I used Google NGram Viewer to trace the frequency of the word "honor" over the last two centuries, showing that the term was used frequently in the run up to the Civil War, and has trailed off ever since.

The southern aristocracy were very concerned with honor. That is they were very concerned with retaining the good opinion of themselves and their peers by living up to a code of honor. That code could demand that the person fight a dual or attack a person of lesser status with cane or whip if the person perceived himself to be insulted. There was special sensitivity to perceived insults to ones wife or children. It would seem that an attack on the institution of slavery was seen also as a personal insult to one's honor, as it insulted the plantation community in which the person lived, as well as the plantation communities of his peers. It was not only a challenge to the economic basis of his income and wealth, but more fundamentally an insult to his relations with those around him and indeed to his ancestors who had similarly lived in slave holding society.

Think of how the more conservative members of our modern society are responding to the proposal to change the institution of marriage to allow same-sex marriage. That change seems to be received by many as an insult to their own commitment to the marriage vows in their heterosexual marriages.

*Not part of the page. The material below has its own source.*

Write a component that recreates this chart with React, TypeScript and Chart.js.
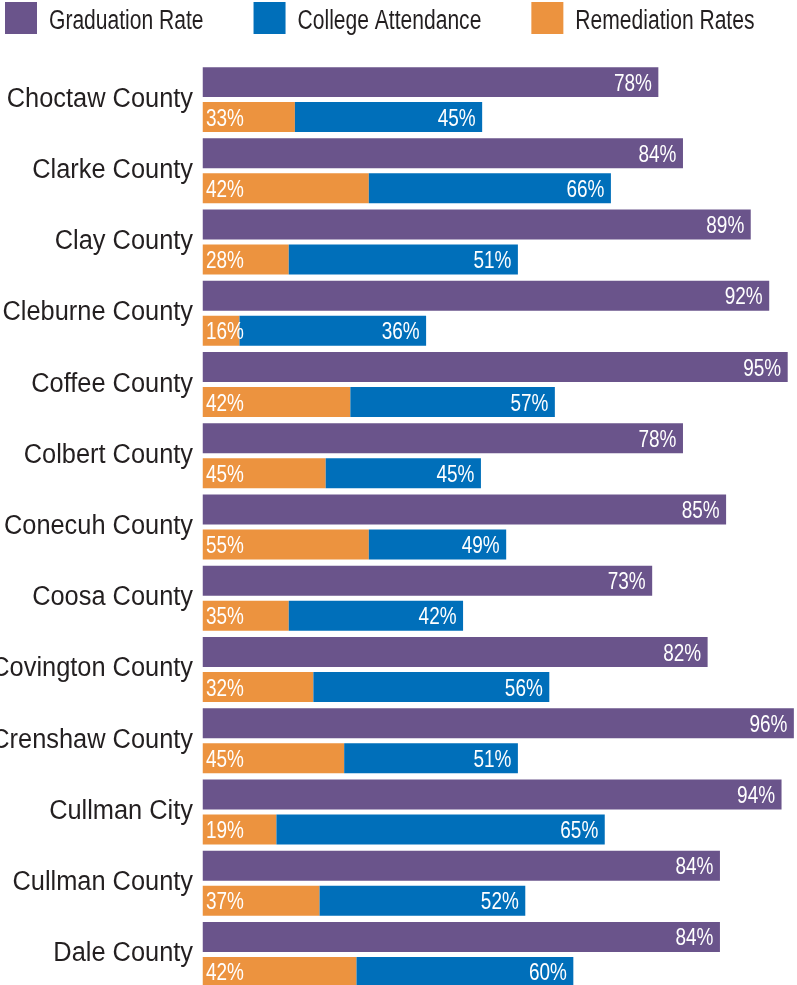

The Constitution had not only recognized the institution of slavery in the states, but had required states to recognize the property rights of the owners of fugitive slaves and return them to those owners. Southerners felt that the northern states were at fault in not living up to that constitutional obligation. Perhaps more to the point was that the a violent response was defined by the honor code to what was perceived to be an insult, and the anti-slavery people were perceived as insulting slave holders and their communities very personally.

It has been estimated that 80 percent of southerners were pro-Union when Lincoln was elected. The popular support for secession increased after Lincoln called for troops in order to militarily take back federal property in the states that had seceded. Here I suppose our modern experience helps to understand southern attitudes. Think of the American response to Pearl Harbor or to 9/11. We are still warlike when we feel threatened by force.

I was wondering about Robert E Lee, who famously anguished over the choice between staying with the Union and joining the Confederacy. He saw, I suppose a duty to his state and his community in Virginia, but also to the Army in which he had served and to the Union to which he had pledged. In both cases, honor came into play. A soldier's honor is surely to follow his flag, to serve with his fellow soldiers, and to face enemy fire. Lee then would have been seeking to find a course between two competing codes of honor.

I suppose that it was easier for southerners to go to war in 1860, when they had no idea how terrible the war was to be. During the war, as defeat became more visibly possible and the cost of the war became more apparent, apparently some southerners began to rethink their commitment to the war.

Even if I can not empathize with the southern power elite as they took their states to war, perhaps I can form an intellectual understanding of why doing so seemed appropriate to them. Perhaps too, that exercise can help me to form a similar intellectual understanding of why Al Qaeda and other groups with which I can not empathize are committing us to the defense against terrorism/

1 comment:

John Daly said...

Coincidentally, the Washington Post had an article describing five "myths" about why the South seceded from the Union. http://j.mp/eg9bdn

Incidentally, Kwame Anthony Appiah suggests that the route to social revolutions needed to overthrow noxious cultural practices is for the people involved to find them shameful, in violation of their honor. Why did Southerners not find slavery shameful? Perhaps because they did not see an acceptable alternative.

It also occurs to me that people may be more violent in their response to a violation of their honor if they feel guiltily that the charge may be true.